- What is required
Reproduce the listing below exactly, beginning with its first line and ending with the line that holds "50.2, 50.2, 50.2]"; pictures are not part of the copy.

- Data excerpt
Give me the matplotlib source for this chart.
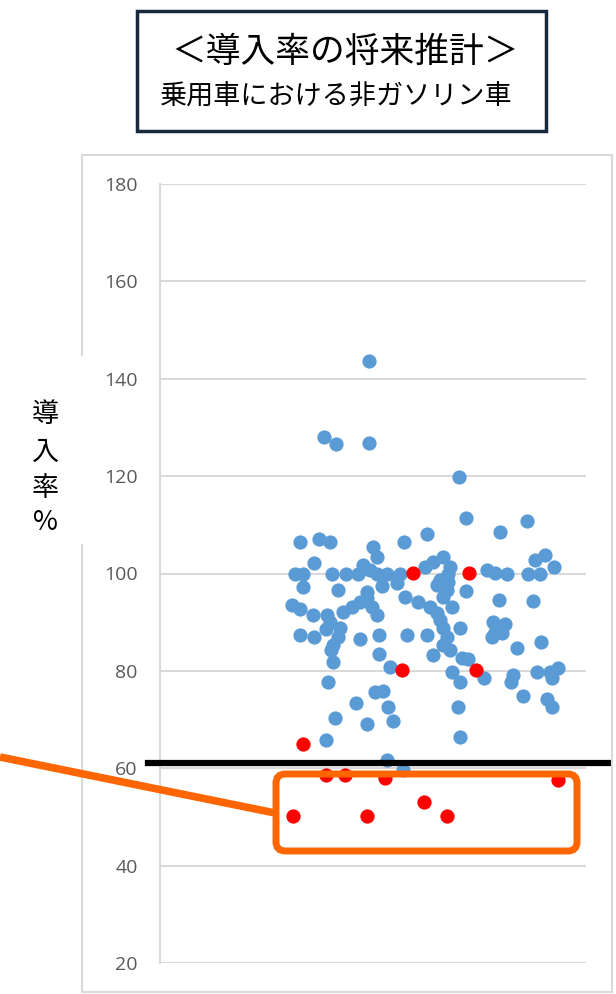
import matplotlib
matplotlib.use("Agg")
import matplotlib.pyplot as plt
from matplotlib.patches import FancyBboxPatch, Rectangle
from matplotlib.lines import Line2D
from matplotlib.transforms import blended_transform_factory

plt.rcParams['font.family'] = ['Noto Sans CJK JP', 'DejaVu Sans']

# ---- data (x = jitter position, y = 導入率 %) ----
blue_x = [209, 164, 176, 209, 299, 306, 367, 340, 267, 140, 159, 170, 244, 213, 217,
          203, 154, 283, 273, 385, 375, 394, 265, 290,
          135, 143, 172, 186, 198, 210, 217, 227, 240, 288, 327, 335, 347, 368, 380,
          143, 178, 207, 222, 237, 245, 280, 288, 277, 283, 287, 306, 339, 373,
          132, 140, 153, 167, 170, 166, 183, 192, 200, 207, 212, 217, 258, 270, 277,
          280, 283, 287, 283, 300, 333, 345, 335, 342, 332, 140, 154, 180, 178, 173,
          171, 173, 200, 219, 247, 267, 219, 273, 290, 302, 308, 292, 300, 324, 357,
          381, 353, 351, 377, 390, 398, 392, 363, 387, 392, 298, 230, 168, 215, 223,
          196, 228, 233, 175, 207, 166, 300, 227, 243, 292]
blue_y = [143.6, 128.0, 126.6, 126.8, 119.8, 111.4, 110.8, 108.5, 108.1, 106.4, 107.1,
          106.4, 106.4, 105.4, 103.4, 101.7, 102.1, 103.4, 102.3, 103.8, 102.8, 101.3,
          101.3, 101.3,
          99.9, 99.9, 99.9, 99.9, 99.9, 100.7, 99.9, 99.9, 99.9, 99.9, 100.7, 100.1,
          99.9, 99.9, 99.9,
          97.2, 96.6, 96.2, 97.4, 98.0, 95.2, 98.6, 98.2, 97.6, 95.2, 96.6, 96.4,
          94.5, 94.3,
          93.5, 92.7, 91.5, 91.5, 90.0, 88.6, 92.1, 93.1, 94.1, 94.9, 93.1, 91.5,
          94.1, 93.1, 91.9, 90.4, 88.8, 86.9, 85.3, 88.8, 90.0, 89.6, 88.0, 87.8,
          86.9, 87.4, 86.9, 88.8, 86.9, 85.3, 84.3, 81.8, 86.5, 87.4, 87.4, 87.4,
          83.4, 83.2, 84.3, 82.6, 82.4, 79.8, 77.7, 78.5, 84.7, 85.9, 79.1, 77.7,
          79.8, 79.8, 80.6, 78.5, 74.8, 74.2, 72.6, 72.6, 80.8, 77.7, 75.6, 75.9,
          73.4, 72.6, 69.7, 70.3, 69.1, 65.8, 66.4, 61.7, 59.6, 93.1]
red_x = [253, 309, 242, 316, 143, 166, 185, 225, 398, 264, 133, 207, 287]
red_y = [100.1, 100.1, 80.2, 80.2, 65.0, 58.6, 58.6, 58.0, 57.6, 53.1, 50.2, 50.2, 50.2]

threshold = 61
y_ticks = [20, 40, 60, 80, 100, 120, 140, 160, 180]

title1 = "＜導入率の将来推計＞"
title2 = "乗用車における非ガソリン車"
ylabel_chars = ["導", "入", "率", "%"]

W, H = 616, 994
fig = plt.figure(figsize=(W / 100, H / 100), dpi=100)


def fx(x):
    return x / W


def fy(y):
    return 1 - y / H


# outer chart frame (light grey)
grey = "#D9D9D9"
fig.add_artist(Line2D([fx(82), fx(612)], [fy(155), fy(155)], color=grey, lw=1.5))
fig.add_artist(Line2D([fx(612), fx(612)], [fy(155), fy(992)], color=grey, lw=1.5))
fig.add_artist(Line2D([fx(82), fx(612)], [fy(992), fy(992)], color=grey, lw=1.5))
fig.add_artist(Line2D([fx(82), fx(82)], [fy(155), fy(355)], color=grey, lw=1.5))
fig.add_artist(Line2D([fx(82), fx(82)], [fy(545), fy(992)], color=grey, lw=1.5))

ax = fig.add_axes([fx(160), fy(963), (586 - 160) / W, (963 - 184) / H])
ax.set_xlim(0, 426)
ax.set_ylim(20, 180)
ax.set_yticks(y_ticks)
ax.set_yticklabels([str(t) for t in y_ticks], fontsize=14, color="#595959",
                   family=["Open Sans", "DejaVu Sans"])
ax.tick_params(axis="y", length=0, pad=16)
ax.set_xticks([])
for s in ["top", "right", "bottom"]:
    ax.spines[s].set_visible(False)
ax.spines["left"].set_color(grey)
ax.spines["left"].set_linewidth(1.5)
ax.grid(axis="y", color=grey, lw=1.5)
ax.set_axisbelow(True)
ax.patch.set_alpha(0)

ax.scatter(blue_x, blue_y, s=105, color="#5B9BD5", linewidths=0, zorder=3)
ax.scatter(red_x, red_y, s=105, color="#FF0000", linewidths=0, zorder=4)

# threshold line (extends beyond the plot)
bt = blended_transform_factory(fig.transFigure, ax.transData)
ax.add_line(Line2D([fx(148), fx(609)], [threshold, threshold], transform=bt,
                   color="black", lw=4.5, clip_on=False, zorder=5))

# orange highlight box and pointer line
box = FancyBboxPatch((fx(276), fy(851)), fx(577) - fx(276), fy(774) - fy(851),
                     boxstyle="round,pad=0,rounding_size=0.015",
                     transform=fig.transFigure, fill=False, edgecolor="#FF6600",
                     lw=5, zorder=6, mutation_aspect=W / H)
fig.add_artist(box)
fig.add_artist(Line2D([fx(0), fx(275)], [fy(757), fy(813)], color="#FF6600",
                      lw=5.5, solid_capstyle="butt", zorder=6))

# y label: stacked vertical text
ys = [415, 452, 489, 522]
for ch, yy in zip(ylabel_chars, ys):
    fig.text(fx(45), fy(yy), ch, ha="center", va="center", fontsize=19.5,
             color="black", family=["Noto Sans CJK JP", "DejaVu Sans"])

# title box
fig.add_artist(Rectangle((fx(137), fy(131)), fx(546) - fx(137), fy(11) - fy(131),
                         transform=fig.transFigure, fill=False,
                         edgecolor="#17293A", lw=2.5))
fig.text(fx(345), fy(52), title1, ha="center", va="center", fontsize=25, color="black")
fig.text(fx(336), fy(97), title2, ha="center", va="center", fontsize=19.5, color="black")

fig.savefig("out.png", dpi=100)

- Task solution
Give me the matplotlib source for this chart.
import matplotlib
matplotlib.use("Agg")
import matplotlib.pyplot as plt
from matplotlib.patches import FancyBboxPatch, Rectangle
from matplotlib.lines import Line2D
from matplotlib.transforms import blended_transform_factory

plt.rcParams['font.family'] = ['Noto Sans CJK JP', 'DejaVu Sans']

# ---- data (x = jitter position, y = 導入率 %) ----
blue_x = [209, 164, 176, 209, 299, 306, 367, 340, 267, 140, 159, 170, 244, 213, 217,
          203, 154, 283, 273, 385, 375, 394, 265, 290,
          135, 143, 172, 186, 198, 210, 217, 227, 240, 288, 327, 335, 347, 368, 380,
          143, 178, 207, 222, 237, 245, 280, 288, 277, 283, 287, 306, 339, 373,
          132, 140, 153, 167, 170, 166, 183, 192, 200, 207, 212, 217, 258, 270, 277,
          280, 283, 287, 283, 300, 333, 345, 335, 342, 332, 140, 154, 180, 178, 173,
          171, 173, 200, 219, 247, 267, 219, 273, 290, 302, 308, 292, 300, 324, 357,
          381, 353, 351, 377, 390, 398, 392, 363, 387, 392, 298, 230, 168, 215, 223,
          196, 228, 233, 175, 207, 166, 300, 227, 243, 292]
blue_y = [143.6, 128.0, 126.6, 126.8, 119.8, 111.4, 110.8, 108.5, 108.1, 106.4, 107.1,
          106.4, 106.4, 105.4, 103.4, 101.7, 102.1, 103.4, 102.3, 103.8, 102.8, 101.3,
          101.3, 101.3,
          99.9, 99.9, 99.9, 99.9, 99.9, 100.7, 99.9, 99.9, 99.9, 99.9, 100.7, 100.1,
          99.9, 99.9, 99.9,
          97.2, 96.6, 96.2, 97.4, 98.0, 95.2, 98.6, 98.2, 97.6, 95.2, 96.6, 96.4,
          94.5, 94.3,
          93.5, 92.7, 91.5, 91.5, 90.0, 88.6, 92.1, 93.1, 94.1, 94.9, 93.1, 91.5,
          94.1, 93.1, 91.9, 90.4, 88.8, 86.9, 85.3, 88.8, 90.0, 89.6, 88.0, 87.8,
          86.9, 87.4, 86.9, 88.8, 86.9, 85.3, 84.3, 81.8, 86.5, 87.4, 87.4, 87.4,
          83.4, 83.2, 84.3, 82.6, 82.4, 79.8, 77.7, 78.5, 84.7, 85.9, 79.1, 77.7,
          79.8, 79.8, 80.6, 78.5, 74.8, 74.2, 72.6, 72.6, 80.8, 77.7, 75.6, 75.9,
          73.4, 72.6, 69.7, 70.3, 69.1, 65.8, 66.4, 61.7, 59.6, 93.1]
red_x = [253, 309, 242, 316, 143, 166, 185, 225, 398, 264, 133, 207, 287]
red_y = [100.1, 100.1, 80.2, 80.2, 65.0, 58.6, 58.6, 58.0, 57.6, 53.1, 50.2, 50.2, 50.2]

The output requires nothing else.